If your lens has extreme levels of focus shift, you’ll want to compensate for it:

  • With your widest aperture, just focus like normal.
  • With wide to medium apertures, around f/2.8 to f/5.6, enter live view (already using your intended aperture), then focus. Manual and autofocus both work fine.
  • With small apertures like f/11 or f/16, your depth of field will be large enough to hide most focus shift problems, so just focus like normal.
Side Note

When it comes down to it, focus shift is just another type of lens aberration. The edges of your lens may not focus light the same as the center, so, by stopping down — again, blocking light from the edges — your focus point changes slightly. That’s the underlying reason for this effect.

10) Ease of Focusing

The autofocus system on your camera doesn’t work well unless it receives plenty of light.

Usually, this won’t be a problem. Even if you’re using a small aperture like f/16, your camera will still use a large aperture — say, f/2.8, if your lens lets it — to focus. It only stops down to f/16 once you actually take the photo.

However, that’s not always possible.

For example, if the largest possible aperture on your lens is pretty small — something like f/5.6 or f/6.3 — your camera won’t be able to use a large aperture to help it focus. This is one reason why Nikon’s expensive 70-200mm f/2.8 zoom lens still focuses successfully in low light, while cheaper lenses (say, the 70-300mm f/4.5-5.6) start to miss focus more easily in the dark.

So, your lens’s maximum aperture matters for focusing more easily. Whether you’re shooting at f/2 or f/16, your camera focuses at the same aperture both times (aside from certain cameras in live view, or if you have an old lens with an all-manual aperture).

This effect might not matter to you if you’re a landscape photographer, but others may find it pretty important. At the very least, you’ll enjoy the brighter viewfinder that comes from lenses with a large maximum aperture — and it’s never bad to have some extra low-light focusing capabilities.

11) A Chart of Everything Aperture Does

When you learn the information above, you’ll know everything aperture does to your photos. However, that won’t happen instantly.

Understanding all the effects of aperture can take some time. Practice is your best friend. Go outside, take some photos, and get a feel for aperture yourself.

If it helps, I compiled the main information in this article into a chart:

Effects of aperture chart

12) Conclusion

Aperture doesn’t have to be complicated.

Yes, it affects several different parts of your photo, but you’ll get the hang of everything fairly quickly. A small aperture makes your photos darker, increases depth of field, increases diffraction, decreases most lens aberrations, and increases the intensity of starbursts. A large aperture does the opposite.
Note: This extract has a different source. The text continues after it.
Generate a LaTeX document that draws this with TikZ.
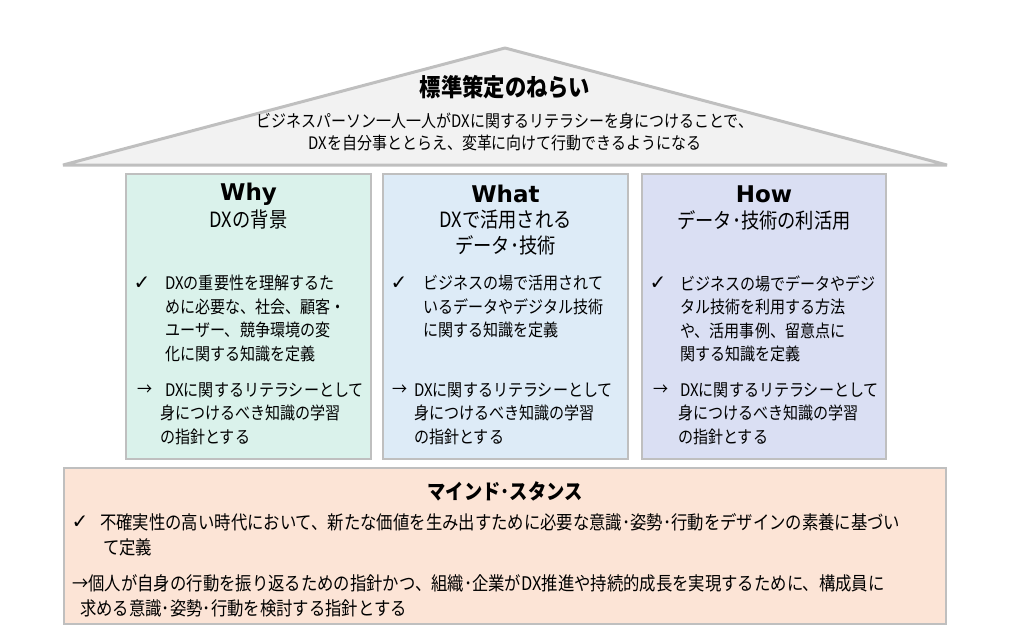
\documentclass[tikz,border=0pt]{standalone}
\usepackage{fontspec}
\setmainfont{Noto Sans CJK JP}[FakeStretch=0.87]
\newfontfamily\lat{DejaVu Sans}
\newfontfamily\sym{DejaVu Sans}
\definecolor{bordergray}{HTML}{BFBFBF}
\definecolor{roofgray}{HTML}{F2F2F2}
\definecolor{whyfill}{HTML}{DAF2EB}
\definecolor{whatfill}{HTML}{DDEBF7}
\definecolor{howfill}{HTML}{DADFF3}
\definecolor{mindfill}{HTML}{FCE4D6}
\begin{document}
\begin{tikzpicture}[x=1pt,y=-1pt,
  roof/.style={draw=bordergray, fill=roofgray, line width=3pt, line join=bevel},
  colbox/.style={draw=bordergray, line width=2.5pt, inner sep=0pt, minimum width=245pt, minimum height=285pt},
  mindbox/.style={draw=bordergray, fill=mindfill, line width=2.5pt, inner sep=0pt, minimum width=882pt, minimum height=156pt},
  coltitle/.style={inner sep=0pt, font=\lat\bfseries\fontsize{23}{26}\selectfont},
  colsub/.style={inner sep=0pt, align=center, font=\fontsize{21}{26}\selectfont},
  body/.style={inner sep=0pt, align=left, anchor=north west, font=\fontsize{17.3}{23.5}\selectfont},
  mindbody/.style={inner sep=0pt, align=left, anchor=north west, font=\fontsize{18.8}{25}\selectfont},
  chk/.style={inner sep=0pt, font=\sym\fontsize{20}{20}\selectfont},
  arr/.style={inner sep=0pt, font=\fontsize{17.3}{20}\selectfont}
]
\useasboundingbox (0,0) rectangle (1020,640);

% roof
\coordinate (tl) at (63,165);
\coordinate (ta) at (505,48);
\coordinate (tr) at (947,165);
\draw[roof] (tl) -- (ta) -- (tr) -- cycle;
\node[inner sep=0pt, font=\bfseries\fontsize{24.5}{26}\selectfont] (rooftitle) at (505,87) {標準策定のねらい};
\node[inner sep=0pt, align=center, font=\fontsize{17.2}{22}\selectfont] (rooftext) at (505,132)
  {ビジネスパーソン一人一人がDXに関するリテラシーを身につけることで、\\DXを自分事ととらえ、変革に向けて行動できるようになる};

% columns
\node[colbox, fill=whyfill] (why) at (248.5,316.5) {};
\node[colbox, fill=whatfill] (what) at (505.5,316.5) {};
\node[colbox, fill=howfill, minimum width=244pt] (how) at (764,316.5) {};

% Why
\node[coltitle] (whyt) at (248.5,194) {Why};
\node[colsub] (whys) at (248.5,220) {DXの背景};
\node[chk] (whyc) at (142,283) {✓};
\node[body] (whyb) at (165,275.2) {DXの重要性を理解するた\\めに必要な、社会、顧客・\\ユーザー、競争環境の変\\化に関する知識を定義};
\node[arr] (whya) at (145,390) {→};
\node[body] (whyr) at (160,382.2) {\hspace*{5pt}DXに関するリテラシーとして\\身につけるべき知識の学習\\の指針とする};

% What
\node[coltitle] (whatt) at (505.5,194) {What};
\node[colsub] (whats) at (505.5,233) {DXで活用される\\データ･技術};
\node[chk] (whatc) at (399,283) {✓};
\node[body] (whatb) at (423,275.2) {ビジネスの場で活用されて\\いるデータやデジタル技術\\に関する知識を定義};
\node[arr] (whata) at (400,390) {→};
\node[body] (whatr) at (414,382.2) {DXに関するリテラシーとして\\身につけるべき知識の学習\\の指針とする};

% How
\node[coltitle] (howt) at (764,194) {How};
\node[colsub] (hows) at (764,220) {データ･技術の利活用};
\node[chk] (howc) at (658,283) {✓};
\node[body] (howb) at (680,275.2) {ビジネスの場でデータやデジ\\タル技術を利用する方法\\や、活用事例、留意点に\\関する知識を定義};
\node[arr] (howa) at (661,390) {→};
\node[body] (howr) at (678,382.2) {\hspace*{2pt}DXに関するリテラシーとして\\身につけるべき知識の学習\\の指針とする};

% Mind
\node[mindbox] (mind) at (505,546) {};
\node[inner sep=0pt, font=\bfseries\fontsize{21}{24}\selectfont] (mindt) at (505,491) {マインド･スタンス};
\node[chk] (mindc) at (80,522) {✓};
\node[mindbody] (mindb) at (100,513.5) {不確実性の高い時代において、新たな価値を生み出すために必要な意識･姿勢･行動をデザインの素養に基づい\\\hspace*{3pt}て定義};
\node[mindbody] (mindr) at (72,574.5) {→個人が自身の行動を振り返るための指針かつ、組織･企業がDX推進や持続的成長を実現するために、構成員に\\\hspace*{8pt}求める意識･姿勢･行動を検討する指針とする};
\end{tikzpicture}
\end{document}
Soon, this won’t be something that you even need to think about; you’ll remember it all naturally. Personally, if I want a starburst effect in my photos, I immediately know to use an aperture of f/16. When I need as much light as possible, I set a larger aperture like f/2.8 or f/2 without a second thought. It doesn’t take too much practice to get to that point.

As always, it’s best if you learn all this for yourself. Find something spectacular to capture, and put your new knowledge into practice. The more photos you take, the more you’ll learn. Aperture is no exception.